A Danger of Using Foreign Law to Interpret US Law:

The use of foreign law to interpret the US Constitution is a complex subject that too often gets caught up in sound bites. Although at this point, the Supreme Court's use of foreign law in this way has been extremely limited, I have several concerns about proposals to increase that reliance. In this post, I'll just briefly mention one that hasn't gotten enough attention: the Court's lack of relevant expertise.

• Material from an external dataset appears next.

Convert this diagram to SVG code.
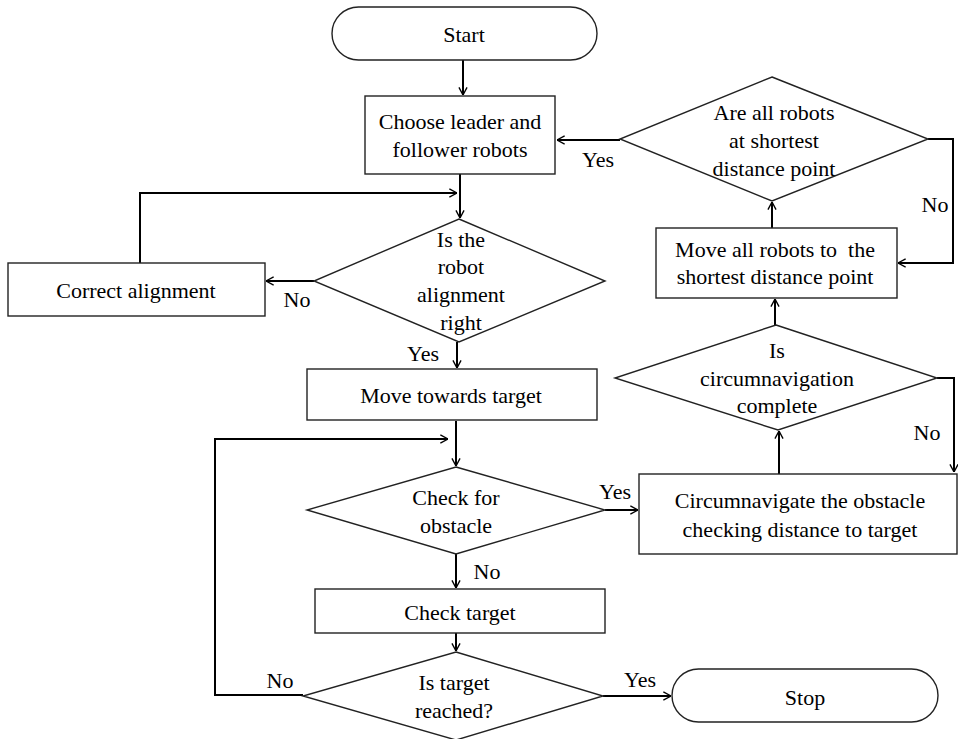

For a Supreme Court made up of generalists, even keeping up with all the US law that the Court has to deal with is a full-time job, one that the justices often fail at. But at least a justice addressing an issue of American law that he is unfamiliar with has the advantage of dealing with a body of law embedded in a broader legal system that he has at least some understanding of. By contrast, few if any justices have extensive knowledge of foreign legal systems. As a result, justices interpreting foreign law are likely to misunderstand the context of that law, and also to misunderstand relevant differences and similarities between the US and the foreign jurisdiction in question. Thus, even if it is theoretically possible for the Court to mine valuable insights from foreign law, it is unlikely that the real-world Court will actually be able to do so. This lack of expertise may help explain why those justices who do rely on foreign law never seem to do a systematic survey of the relevant foreign precedents, but instead simply pick a few examples that seem to support their position. To take an example from an area of law I'm familiar with, Justice Stephen Breyer sometimes relies on foreign law to justify his positions on federalism issues, as in his famous dissent in Printz v. United States. However, he has never confronted the fact that many federal systems in other democracies (e.g. - Germany) have fairly extensive judicial review of federalism issues, with judges using their power to limit the authority of the central government. Breyer, of course, has taken the position that the US judiciary should virtually never restrict federal government power on federalism grounds. Similarly justices such as Breyer and others who endorse the Court's abortion precedents routinely ignore the fact that most other nations impose more extensive constraints on abortion than would be permitted under US Supreme Court precedent.

These two examples are drawn from the work of liberal justices. However, I doubt that the conservative justices would be much better if they too started to rely on foreign law to buttress their positions in constitutional cases.